Elasticsearch Data Node:
Indexing Instance
Elasticsearch Master Node:
Elasticsearch Settings
Other Components
The deployment architecture of the setup looks like this:
Setting Up Elasticsearch
At first, shard creation is performed which depends on the data volume and size of each shard that has to be created. Abiding by AWS recommendations, each shard should be not more than 50GB and after estimating the total indexed data size of to be indexed files, the number of shards can be calculated. Like for 1 Billion, estimated size of metadata indexed data is approximately 1.3TB and keeping each shard at 40GB, we get number of shards as 32. Below command be be run from the same VPC to create such a setup
curl -XPUT 'https://<Elasticsearch DNS>:443/alfresco?pretty' -H 'Content-Type: application/json' -d' { "settings" :{ "number_of_shards":32, "number_of_replicas":0 } }'
Other critical parameters like refresh interval and translog flush threshold can be set. Refresh time is the time in which indexed data gets searchable and should be disabled (by passing -1) or put to a higher value during indexing to avoid unnecessary usage of resources. Translog flush threshold is set to a higher size e.g. 2GB to avoid frequent flushed during indexing.
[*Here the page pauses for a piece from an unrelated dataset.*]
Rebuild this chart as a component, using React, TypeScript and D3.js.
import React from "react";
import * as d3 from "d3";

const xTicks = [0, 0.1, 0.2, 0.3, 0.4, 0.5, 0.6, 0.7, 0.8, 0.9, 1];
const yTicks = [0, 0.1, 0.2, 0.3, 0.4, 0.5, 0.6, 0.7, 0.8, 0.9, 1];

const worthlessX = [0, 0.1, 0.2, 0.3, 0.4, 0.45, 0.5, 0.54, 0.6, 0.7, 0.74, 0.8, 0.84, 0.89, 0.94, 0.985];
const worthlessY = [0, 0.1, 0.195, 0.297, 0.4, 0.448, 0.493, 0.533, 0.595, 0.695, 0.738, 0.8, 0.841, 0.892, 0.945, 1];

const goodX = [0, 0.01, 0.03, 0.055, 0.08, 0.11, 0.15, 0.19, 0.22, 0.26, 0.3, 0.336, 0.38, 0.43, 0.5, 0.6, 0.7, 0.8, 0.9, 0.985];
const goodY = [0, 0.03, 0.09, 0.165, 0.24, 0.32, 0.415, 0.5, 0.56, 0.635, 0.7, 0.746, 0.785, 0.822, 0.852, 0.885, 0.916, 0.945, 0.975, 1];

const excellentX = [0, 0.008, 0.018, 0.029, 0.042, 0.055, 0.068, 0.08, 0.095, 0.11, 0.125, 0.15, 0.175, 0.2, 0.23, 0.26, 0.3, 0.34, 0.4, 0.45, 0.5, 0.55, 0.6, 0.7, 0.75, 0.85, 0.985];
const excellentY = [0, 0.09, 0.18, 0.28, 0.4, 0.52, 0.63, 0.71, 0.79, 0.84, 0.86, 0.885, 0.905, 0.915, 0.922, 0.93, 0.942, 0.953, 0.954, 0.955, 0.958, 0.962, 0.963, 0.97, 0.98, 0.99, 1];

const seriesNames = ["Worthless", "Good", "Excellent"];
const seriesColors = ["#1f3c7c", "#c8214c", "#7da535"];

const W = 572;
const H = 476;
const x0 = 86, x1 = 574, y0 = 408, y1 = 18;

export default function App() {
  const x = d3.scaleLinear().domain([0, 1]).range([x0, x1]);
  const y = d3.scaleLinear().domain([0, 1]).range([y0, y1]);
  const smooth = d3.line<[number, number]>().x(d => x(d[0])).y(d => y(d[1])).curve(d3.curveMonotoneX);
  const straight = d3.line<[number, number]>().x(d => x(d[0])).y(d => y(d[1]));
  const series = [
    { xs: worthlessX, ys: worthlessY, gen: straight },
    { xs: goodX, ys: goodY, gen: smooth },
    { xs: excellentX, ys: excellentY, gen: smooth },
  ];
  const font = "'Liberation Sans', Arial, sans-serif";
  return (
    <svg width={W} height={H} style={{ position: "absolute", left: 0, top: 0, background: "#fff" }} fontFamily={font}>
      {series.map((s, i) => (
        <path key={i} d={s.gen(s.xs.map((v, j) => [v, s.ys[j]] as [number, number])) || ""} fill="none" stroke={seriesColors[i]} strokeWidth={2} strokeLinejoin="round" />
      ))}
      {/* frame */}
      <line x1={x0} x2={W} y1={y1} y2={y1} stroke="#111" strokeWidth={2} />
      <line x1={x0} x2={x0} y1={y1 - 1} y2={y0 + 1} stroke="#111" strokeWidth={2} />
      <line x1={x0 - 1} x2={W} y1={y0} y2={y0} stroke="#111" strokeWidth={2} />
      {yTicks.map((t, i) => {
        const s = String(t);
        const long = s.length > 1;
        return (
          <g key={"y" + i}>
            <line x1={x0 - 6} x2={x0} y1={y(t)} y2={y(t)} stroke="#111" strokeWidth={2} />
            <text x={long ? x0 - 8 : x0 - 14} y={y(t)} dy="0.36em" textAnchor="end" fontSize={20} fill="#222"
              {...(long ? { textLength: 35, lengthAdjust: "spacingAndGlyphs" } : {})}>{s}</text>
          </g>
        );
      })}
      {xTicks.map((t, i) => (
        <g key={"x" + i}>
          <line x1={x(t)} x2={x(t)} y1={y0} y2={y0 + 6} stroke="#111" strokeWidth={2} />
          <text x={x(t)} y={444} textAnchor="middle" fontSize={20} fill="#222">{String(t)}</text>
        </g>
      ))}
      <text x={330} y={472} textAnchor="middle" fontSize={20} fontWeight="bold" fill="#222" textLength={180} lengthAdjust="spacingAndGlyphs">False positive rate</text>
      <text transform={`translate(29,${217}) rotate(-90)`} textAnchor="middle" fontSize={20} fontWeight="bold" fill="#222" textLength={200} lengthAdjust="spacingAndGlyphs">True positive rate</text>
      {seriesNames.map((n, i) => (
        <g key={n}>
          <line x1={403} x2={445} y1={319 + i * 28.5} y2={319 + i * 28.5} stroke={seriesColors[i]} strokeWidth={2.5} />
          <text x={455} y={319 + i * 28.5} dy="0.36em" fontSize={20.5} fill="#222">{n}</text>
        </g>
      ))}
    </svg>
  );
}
Both can be set using below commands
// To set the refresh time to -1 for disabling it
curl -XPUT "https://<Elasticsearch DNS>:443/alfresco/_settings" -H 'Content-Type: application/json' -d '{ "index" : { "refresh_interval" : "-1" }}' // To set flush threshold at 2GB curl -XPUT "https://<Elasticsearch DNS>:443/alfresco/_settings?pretty" -H 'Content-Type: application/json' -d '{"index":{"translog.flush_threshold_size" : "2GB"}}' //To verify all the setting, run below command curl -XGET "https://<Elasticsearch DNS>:443/alfresco/_settings?pretty" -H 'Content-Type: application/json' -d '{ "index" : { "refresh_interval" }}'
Setting Up Re-Indexing Instance
Indexing Command
nohup java -Xmx4G -jar alfresco-elasticsearch-reindexing-3.1.1-app.jar \ --server.port=<unique port> \ --alfresco.reindex.jobName=reindexByIds \ --spring.elasticsearch.rest.uris=https://<Elasticsearch DNS>:443 \ --spring.datasource.url=jdbc:postgresql://<DB Writer URL>:5432/alfresco \ --spring.datasource.username=**** \ --spring.datasource.password=**** \ --alfresco.accepted-content-media-types-cache.enabled=false \ --spring.activemq.broker-url=failover:\(ssl://<Broker 1>:61617,ssl://<Broker 2>:61617\) \ --spring.activemq.user=alfresco \ --spring.activemq.password=***** \ --alfresco.reindex.fromId=0 \ --alfresco.reindex.toId=50000000 \ --alfresco.reindex.multithreadedStepEnabled=true \ --alfresco.reindex.concurrentProcessors=30 \ --alfresco.reindex.metadataIndexingEnabled=true \ --alfresco.reindex.contentIndexingEnabled=false \ --alfresco.reindex.pathIndexingEnabled=true \ --alfresco.reindex.pagesize=10000 \ --alfresco.reindex.batchSize=1000 &
Indexing Speed
Below table summarizes different indexing obtained with different data volumes with identical infrastructure and configurations.
Metadata Indexing |
20 Millions |
200 Millions |
300 Millions |
1 Billion |
---|---|---|---|---|
Total Time Consumed |
40 minutes |
8 hours 9 minutes |
13 hours 43 minutes |
47 hours 30 minutes |
Average Indexing Speed |
30 million files/hour |
24 million files/hour |
21 million files/hour |
21.2 million files/hour |
Elasticsearch Operations |
300k-400k per minute |
200k-350k per minute |
200k-350k per minute |
200k-350k per minute |
Data | Master Node CPU% |
85% | 10% |
95% | 15% |
95% | 15% |
96% | 15% |
Data Node Memory % |
80% |
97% |
98% |
98% |
RDS Thread Count |
411 |
411 |
411 |
411 |
RDS CPU% |
5% |
5% |
5% |
5% |
Re-Indexer CPU% |
5% |
5% |
5% |
5% |
Conclusion
With certain tricks we can customize Elasticsearch to cater to our needs. With right set of infrastructure and configurations, one can achieve greater indexing performance. Here, we have an optimum setup which can be scaled up further to achieve higher indexing speed.